This is lower priority than the decode (mul_mv) path because prefill is compute-bound and the mat-mat kernels already use `simdgroup_half8x8` for the accumulation stage. The main gain would be reduced threadgroup memory pressure.
### 8.8 Priority order
1. **Q4_0 F16 mul_mv kernel** — highest impact, simplest kernel (no lookup table), highest N_R0. File: `ggml-metal.metal` new `kernel_mul_mv_q4_0_f16_impl`
2. **IQ4_NL F16 mul_mv kernel** — second format, lookup table needs half shmem.

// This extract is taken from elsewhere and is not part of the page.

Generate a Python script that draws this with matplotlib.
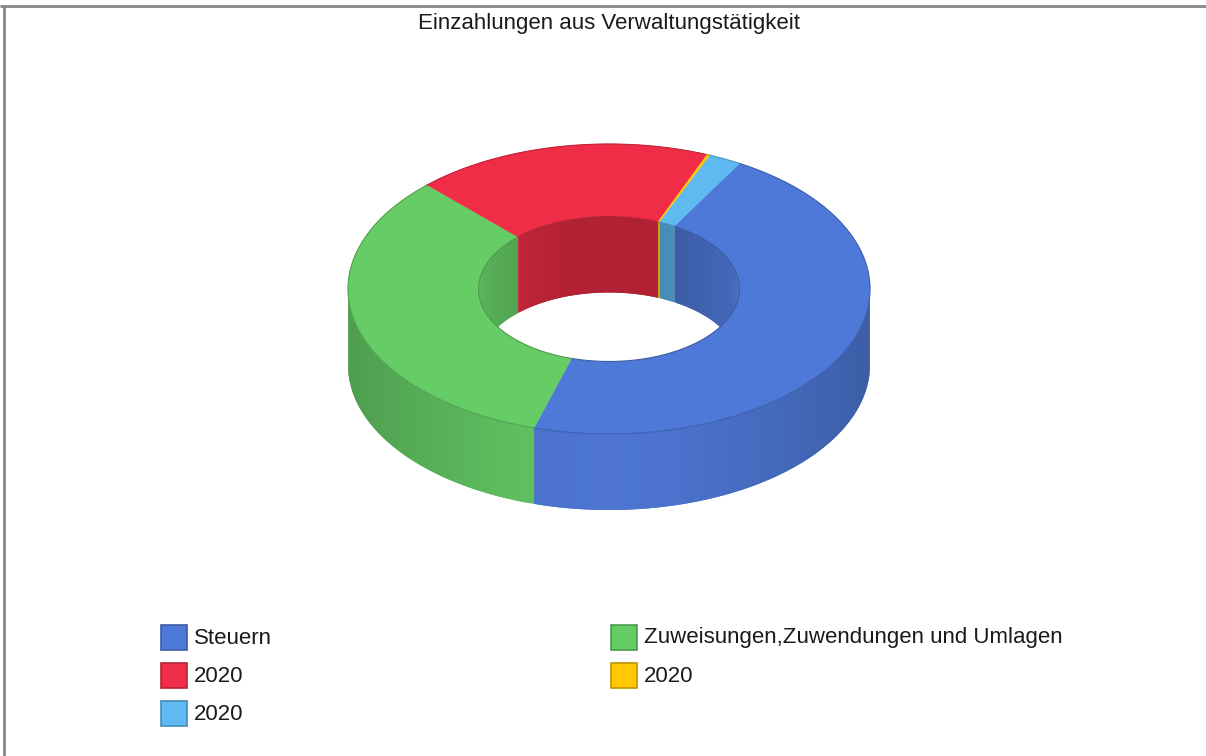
import numpy as np
import matplotlib
matplotlib.use('Agg')
import matplotlib.pyplot as plt
from matplotlib.patches import Ellipse, Rectangle

plt.rcParams['font.family'] = ['Liberation Sans', 'DejaVu Sans']

title = 'Einzahlungen aus Verwaltungstätigkeit'
labels = ['Steuern', 'Zuweisungen,Zuwendungen und Umlagen', '2020', '2020', '2020']
values = [46.3, 33.1, 18.4, 0.2, 2.0]
colors = ['#4F79D8', '#66CC66', '#F02D46', '#FFC800', '#5EBAF0']

start = 30.0
cx, cy = 609, 289
rx, ry = 261, 145
hx, hy = 130.5, 72.5
depth = 76

fig = plt.figure(figsize=(12.06, 7.56), dpi=100)
ax = fig.add_axes([0, 0, 1, 1])
ax.set_xlim(0, 1206)
ax.set_ylim(756, 0)
ax.axis('off')


def shade(c, f):
    return tuple(np.array(matplotlib.colors.to_rgb(c)) * f)


def pts(t, a, b):
    t = np.radians(t)
    return cx + a * np.sin(t), cy - b * np.cos(t)


def strips(t0, t1, a, b, c, fn, zorder, clip=None):
    # wall of one slice, thin overlapping strips so the shading looks like a gradient
    n = max(1, int(np.ceil(t1 - t0)))
    edges = np.linspace(t0, t1, n + 1)
    for i in range(n):
        t = np.linspace(edges[i], min(edges[i + 1] + 1, t1), 5)
        x, y = pts(t, a, b)
        d = abs(np.sin(np.radians((edges[i] + edges[i + 1]) / 2)))
        p = ax.fill(np.r_[x, x[::-1]], np.r_[y, y[::-1] + depth],
                    color=shade(c, fn(d)), lw=0, zorder=zorder)[0]
        if clip is not None:
            p.set_clip_path(clip)


sweep = np.array(values) / sum(values) * 360
bounds = start + np.r_[0, np.cumsum(sweep)]

# outer wall, front half only
for i, c in enumerate(colors):
    for shift in (0, -360):
        a = max(bounds[i] + shift, 90)
        b = min(bounds[i + 1] + shift, 270)
        if b > a:
            strips(a, b, rx, ry, c, lambda d: 0.97 - 0.2 * d ** 1.5, 2)

# top face
for i, c in enumerate(colors):
    t = np.linspace(bounds[i], bounds[i + 1], 200)
    ox, oy = pts(t, rx, ry)
    ix, iy = pts(t[::-1], hx, hy)
    ax.fill(np.r_[ox, ix], np.r_[oy, iy], color=c, lw=0.3, zorder=3)
    ax.plot(ox, oy, color=shade(c, 0.8), lw=0.8, zorder=4)

# hole with inner wall behind it
hole = Ellipse((cx, cy), 2 * hx, 2 * hy, fc='white', ec='none', zorder=5)
ax.add_patch(hole)
for i, c in enumerate(colors):
    for shift in (0, -360):
        a = max(bounds[i] + shift, -90)
        b = min(bounds[i + 1] + shift, 90)
        if b > a:
            strips(a, b, hx, hy, c, lambda d: 0.73 + 0.15 * d ** 2, 6, clip=hole)
    t = np.linspace(bounds[i], bounds[i + 1], 200)
    x, y = pts(t, hx, hy)
    ax.plot(x, y, color=shade(c, 0.75), lw=0.8, zorder=7)

ax.text(609, 23, title, ha='center', va='center', fontsize=16, color='#1a1a1a')

# legend, two columns filled row by row
col_x = [161, 611]
row_y = [637, 675, 713]
for i, (lab, c) in enumerate(zip(labels, colors)):
    x0 = col_x[i % 2]
    y0 = row_y[i // 2]
    ax.add_patch(Rectangle((x0, y0 - 12.5), 25.5, 25, fc=c, ec=shade(c, 0.75), lw=1.2))
    ax.text(x0 + 33, y0 + 1, lab, ha='left', va='center', fontsize=16, color='#1a1a1a')

# window frame
ax.plot([0, 1206], [6, 6], color='#868686', lw=2, solid_capstyle='butt')
ax.plot([4, 4], [6, 756], color='#868686', lw=2, solid_capstyle='butt')

fig.savefig('out.png', dpi=100)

File: `ggml-metal.metal` new `kernel_mul_mv_iq4_nl_f16_impl`
3. **IQ4_XS F16 mul_mv kernel** — third format. File: `ggml-metal.metal` new `kernel_mul_mv_iq4_xs_f16_impl`
4. **MXFP4 F16 mul_mv kernel** — fourth format, after converter works. File: `ggml-metal.metal` modify `kernel_mul_mv_mxfp4_f32_impl`
5. **N_R0 benchmarking**`ggml-metal-impl.h`, try N_R0=4 for IQ4_NL and MXFP4
6. **mul_mm F16 dequant** — lower priority, mat-mat path already uses half simdgroup
7. **MXFP4 converter** — extend `Qwen3_5TextModel` per §3